** Data section **
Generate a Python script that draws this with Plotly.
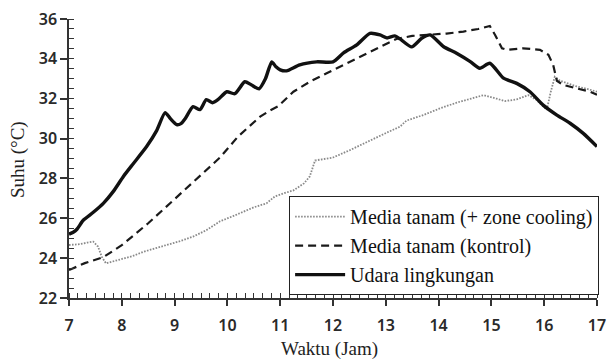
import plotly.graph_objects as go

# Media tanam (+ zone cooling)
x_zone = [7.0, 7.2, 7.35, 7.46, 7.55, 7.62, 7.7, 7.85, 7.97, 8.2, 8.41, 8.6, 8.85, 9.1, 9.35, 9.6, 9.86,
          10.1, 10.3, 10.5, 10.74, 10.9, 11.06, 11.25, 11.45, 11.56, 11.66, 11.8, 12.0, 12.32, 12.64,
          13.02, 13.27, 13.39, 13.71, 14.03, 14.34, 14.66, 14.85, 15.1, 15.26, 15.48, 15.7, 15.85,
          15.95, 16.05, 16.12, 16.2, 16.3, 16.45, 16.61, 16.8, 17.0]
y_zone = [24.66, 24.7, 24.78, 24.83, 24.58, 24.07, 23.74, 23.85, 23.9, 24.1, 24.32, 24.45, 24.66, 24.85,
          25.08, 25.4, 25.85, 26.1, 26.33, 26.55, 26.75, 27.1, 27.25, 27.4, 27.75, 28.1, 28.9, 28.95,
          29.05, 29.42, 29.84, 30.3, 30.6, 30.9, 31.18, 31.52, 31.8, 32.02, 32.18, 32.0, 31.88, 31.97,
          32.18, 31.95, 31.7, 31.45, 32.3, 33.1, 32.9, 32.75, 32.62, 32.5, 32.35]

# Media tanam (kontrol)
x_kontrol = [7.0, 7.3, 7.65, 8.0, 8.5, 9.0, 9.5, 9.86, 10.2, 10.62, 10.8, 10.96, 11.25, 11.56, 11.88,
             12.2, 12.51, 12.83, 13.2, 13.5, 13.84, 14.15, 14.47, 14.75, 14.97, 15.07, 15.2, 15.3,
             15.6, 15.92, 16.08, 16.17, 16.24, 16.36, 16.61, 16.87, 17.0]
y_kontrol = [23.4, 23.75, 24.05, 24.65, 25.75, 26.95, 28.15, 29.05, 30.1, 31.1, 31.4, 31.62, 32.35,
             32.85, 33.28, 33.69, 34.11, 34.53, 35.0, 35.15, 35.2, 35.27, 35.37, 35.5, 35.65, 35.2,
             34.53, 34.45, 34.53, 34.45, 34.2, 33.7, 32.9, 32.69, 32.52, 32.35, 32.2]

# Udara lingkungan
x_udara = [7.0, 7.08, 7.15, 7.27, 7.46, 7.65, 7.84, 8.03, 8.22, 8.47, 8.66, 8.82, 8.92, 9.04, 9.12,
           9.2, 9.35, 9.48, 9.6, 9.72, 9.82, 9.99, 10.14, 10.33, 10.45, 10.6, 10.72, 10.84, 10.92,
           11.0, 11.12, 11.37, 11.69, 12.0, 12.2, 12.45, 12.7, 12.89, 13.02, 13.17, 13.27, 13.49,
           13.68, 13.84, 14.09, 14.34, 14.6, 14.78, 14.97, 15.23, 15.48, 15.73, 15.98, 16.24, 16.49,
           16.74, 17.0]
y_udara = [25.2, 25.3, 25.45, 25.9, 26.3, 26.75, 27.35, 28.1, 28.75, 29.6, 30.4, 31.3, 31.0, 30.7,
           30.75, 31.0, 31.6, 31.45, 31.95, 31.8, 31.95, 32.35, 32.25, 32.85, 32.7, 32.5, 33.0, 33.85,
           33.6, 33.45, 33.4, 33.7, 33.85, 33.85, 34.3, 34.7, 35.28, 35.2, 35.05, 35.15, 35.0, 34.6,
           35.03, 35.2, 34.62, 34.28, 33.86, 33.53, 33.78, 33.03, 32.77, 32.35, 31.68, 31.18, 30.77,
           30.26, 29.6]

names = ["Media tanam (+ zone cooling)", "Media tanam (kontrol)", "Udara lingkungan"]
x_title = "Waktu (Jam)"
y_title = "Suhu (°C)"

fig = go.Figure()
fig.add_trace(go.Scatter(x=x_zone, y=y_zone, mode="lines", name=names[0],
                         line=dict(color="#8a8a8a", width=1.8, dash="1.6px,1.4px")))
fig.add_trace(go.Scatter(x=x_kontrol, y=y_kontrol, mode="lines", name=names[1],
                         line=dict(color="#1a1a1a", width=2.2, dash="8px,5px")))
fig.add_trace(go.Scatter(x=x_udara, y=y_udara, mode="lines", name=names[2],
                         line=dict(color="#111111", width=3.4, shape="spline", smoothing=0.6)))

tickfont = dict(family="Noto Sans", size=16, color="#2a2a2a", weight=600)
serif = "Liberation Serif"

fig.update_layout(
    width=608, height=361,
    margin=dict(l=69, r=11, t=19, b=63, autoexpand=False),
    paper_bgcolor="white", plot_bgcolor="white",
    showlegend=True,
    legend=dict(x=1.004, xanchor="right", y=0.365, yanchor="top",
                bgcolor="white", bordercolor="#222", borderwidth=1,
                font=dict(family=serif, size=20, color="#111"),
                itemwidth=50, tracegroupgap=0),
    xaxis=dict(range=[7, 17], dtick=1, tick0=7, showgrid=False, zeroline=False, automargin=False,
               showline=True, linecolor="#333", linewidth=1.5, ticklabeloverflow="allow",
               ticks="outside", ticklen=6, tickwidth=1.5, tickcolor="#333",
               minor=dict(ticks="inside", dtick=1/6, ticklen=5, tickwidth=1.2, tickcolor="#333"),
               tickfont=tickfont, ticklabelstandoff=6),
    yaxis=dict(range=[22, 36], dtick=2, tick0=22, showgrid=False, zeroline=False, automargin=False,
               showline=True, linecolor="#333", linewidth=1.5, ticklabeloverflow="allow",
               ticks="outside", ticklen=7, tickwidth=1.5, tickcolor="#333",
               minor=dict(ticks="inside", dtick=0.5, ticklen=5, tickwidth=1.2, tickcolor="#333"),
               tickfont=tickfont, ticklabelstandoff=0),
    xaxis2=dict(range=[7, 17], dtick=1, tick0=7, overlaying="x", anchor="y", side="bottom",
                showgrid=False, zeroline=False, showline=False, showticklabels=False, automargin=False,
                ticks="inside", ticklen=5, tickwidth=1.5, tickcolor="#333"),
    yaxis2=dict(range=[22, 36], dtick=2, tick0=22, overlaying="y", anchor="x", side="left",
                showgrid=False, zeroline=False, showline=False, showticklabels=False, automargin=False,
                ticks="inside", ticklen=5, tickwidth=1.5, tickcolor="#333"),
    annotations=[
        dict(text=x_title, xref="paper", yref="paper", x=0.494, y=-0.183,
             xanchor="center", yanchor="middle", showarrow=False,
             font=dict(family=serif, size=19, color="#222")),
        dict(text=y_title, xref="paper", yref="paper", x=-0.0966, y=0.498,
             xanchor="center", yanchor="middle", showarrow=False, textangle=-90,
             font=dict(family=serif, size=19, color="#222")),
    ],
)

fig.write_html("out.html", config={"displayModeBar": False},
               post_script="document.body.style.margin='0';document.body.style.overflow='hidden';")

** Stated goal **
The data should be printed again unchanged; leave its pictures out.

** Exercise output **
Generate a Python script that draws this with Plotly.
import plotly.graph_objects as go

# Media tanam (+ zone cooling)
x_zone = [7.0, 7.2, 7.35, 7.46, 7.55, 7.62, 7.7, 7.85, 7.97, 8.2, 8.41, 8.6, 8.85, 9.1, 9.35, 9.6, 9.86,
          10.1, 10.3, 10.5, 10.74, 10.9, 11.06, 11.25, 11.45, 11.56, 11.66, 11.8, 12.0, 12.32, 12.64,
          13.02, 13.27, 13.39, 13.71, 14.03, 14.34, 14.66, 14.85, 15.1, 15.26, 15.48, 15.7, 15.85,
          15.95, 16.05, 16.12, 16.2, 16.3, 16.45, 16.61, 16.8, 17.0]
y_zone = [24.66, 24.7, 24.78, 24.83, 24.58, 24.07, 23.74, 23.85, 23.9, 24.1, 24.32, 24.45, 24.66, 24.85,
          25.08, 25.4, 25.85, 26.1, 26.33, 26.55, 26.75, 27.1, 27.25, 27.4, 27.75, 28.1, 28.9, 28.95,
          29.05, 29.42, 29.84, 30.3, 30.6, 30.9, 31.18, 31.52, 31.8, 32.02, 32.18, 32.0, 31.88, 31.97,
          32.18, 31.95, 31.7, 31.45, 32.3, 33.1, 32.9, 32.75, 32.62, 32.5, 32.35]

# Media tanam (kontrol)
x_kontrol = [7.0, 7.3, 7.65, 8.0, 8.5, 9.0, 9.5, 9.86, 10.2, 10.62, 10.8, 10.96, 11.25, 11.56, 11.88,
             12.2, 12.51, 12.83, 13.2, 13.5, 13.84, 14.15, 14.47, 14.75, 14.97, 15.07, 15.2, 15.3,
             15.6, 15.92, 16.08, 16.17, 16.24, 16.36, 16.61, 16.87, 17.0]
y_kontrol = [23.4, 23.75, 24.05, 24.65, 25.75, 26.95, 28.15, 29.05, 30.1, 31.1, 31.4, 31.62, 32.35,
             32.85, 33.28, 33.69, 34.11, 34.53, 35.0, 35.15, 35.2, 35.27, 35.37, 35.5, 35.65, 35.2,
             34.53, 34.45, 34.53, 34.45, 34.2, 33.7, 32.9, 32.69, 32.52, 32.35, 32.2]

# Udara lingkungan
x_udara = [7.0, 7.08, 7.15, 7.27, 7.46, 7.65, 7.84, 8.03, 8.22, 8.47, 8.66, 8.82, 8.92, 9.04, 9.12,
           9.2, 9.35, 9.48, 9.6, 9.72, 9.82, 9.99, 10.14, 10.33, 10.45, 10.6, 10.72, 10.84, 10.92,
           11.0, 11.12, 11.37, 11.69, 12.0, 12.2, 12.45, 12.7, 12.89, 13.02, 13.17, 13.27, 13.49,
           13.68, 13.84, 14.09, 14.34, 14.6, 14.78, 14.97, 15.23, 15.48, 15.73, 15.98, 16.24, 16.49,
           16.74, 17.0]
y_udara = [25.2, 25.3, 25.45, 25.9, 26.3, 26.75, 27.35, 28.1, 28.75, 29.6, 30.4, 31.3, 31.0, 30.7,
           30.75, 31.0, 31.6, 31.45, 31.95, 31.8, 31.95, 32.35, 32.25, 32.85, 32.7, 32.5, 33.0, 33.85,
           33.6, 33.45, 33.4, 33.7, 33.85, 33.85, 34.3, 34.7, 35.28, 35.2, 35.05, 35.15, 35.0, 34.6,
           35.03, 35.2, 34.62, 34.28, 33.86, 33.53, 33.78, 33.03, 32.77, 32.35, 31.68, 31.18, 30.77,
           30.26, 29.6]

names = ["Media tanam (+ zone cooling)", "Media tanam (kontrol)", "Udara lingkungan"]
x_title = "Waktu (Jam)"
y_title = "Suhu (°C)"

fig = go.Figure()
fig.add_trace(go.Scatter(x=x_zone, y=y_zone, mode="lines", name=names[0],
                         line=dict(color="#8a8a8a", width=1.8, dash="1.6px,1.4px")))
fig.add_trace(go.Scatter(x=x_kontrol, y=y_kontrol, mode="lines", name=names[1],
                         line=dict(color="#1a1a1a", width=2.2, dash="8px,5px")))
fig.add_trace(go.Scatter(x=x_udara, y=y_udara, mode="lines", name=names[2],
                         line=dict(color="#111111", width=3.4, shape="spline", smoothing=0.6)))

tickfont = dict(family="Noto Sans", size=16, color="#2a2a2a", weight=600)
serif = "Liberation Serif"

fig.update_layout(
    width=608, height=361,
    margin=dict(l=69, r=11, t=19, b=63, autoexpand=False),
    paper_bgcolor="white", plot_bgcolor="white",
    showlegend=True,
    legend=dict(x=1.004, xanchor="right", y=0.365, yanchor="top",
                bgcolor="white", bordercolor="#222", borderwidth=1,
                font=dict(family=serif, size=20, color="#111"),
                itemwidth=50, tracegroupgap=0),
    xaxis=dict(range=[7, 17], dtick=1, tick0=7, showgrid=False, zeroline=False, automargin=False,
               showline=True, linecolor="#333", linewidth=1.5, ticklabeloverflow="allow",
               ticks="outside", ticklen=6, tickwidth=1.5, tickcolor="#333",
               minor=dict(ticks="inside", dtick=1/6, ticklen=5, tickwidth=1.2, tickcolor="#333"),
               tickfont=tickfont, ticklabelstandoff=6),
    yaxis=dict(range=[22, 36], dtick=2, tick0=22, showgrid=False, zeroline=False, automargin=False,
               showline=True, linecolor="#333", linewidth=1.5, ticklabeloverflow="allow",
               ticks="outside", ticklen=7, tickwidth=1.5, tickcolor="#333",
               minor=dict(ticks="inside", dtick=0.5, ticklen=5, tickwidth=1.2, tickcolor="#333"),
               tickfont=tickfont, ticklabelstandoff=0),
    xaxis2=dict(range=[7, 17], dtick=1, tick0=7, overlaying="x", anchor="y", side="bottom",
                showgrid=False, zeroline=False, showline=False, showticklabels=False, automargin=False,
                ticks="inside", ticklen=5, tickwidth=1.5, tickcolor="#333"),
    yaxis2=dict(range=[22, 36], dtick=2, tick0=22, overlaying="y", anchor="x", side="left",
                showgrid=False, zeroline=False, showline=False, showticklabels=False, automargin=False,
                ticks="inside", ticklen=5, tickwidth=1.5, tickcolor="#333"),
    annotations=[
        dict(text=x_title, xref="paper", yref="paper", x=0.494, y=-0.183,
             xanchor="center", yanchor="middle", showarrow=False,
             font=dict(family=serif, size=19, color="#222")),
        dict(text=y_title, xref="paper", yref="paper", x=-0.0966, y=0.498,
             xanchor="center", yanchor="middle", showarrow=False, textangle=-90,
             font=dict(family=serif, size=19, color="#222")),
    ],
)

fig.write_html("out.html", config={"displayModeBar": False},
               post_script="document.body.style.margin='0';document.body.style.overflow='hidden';")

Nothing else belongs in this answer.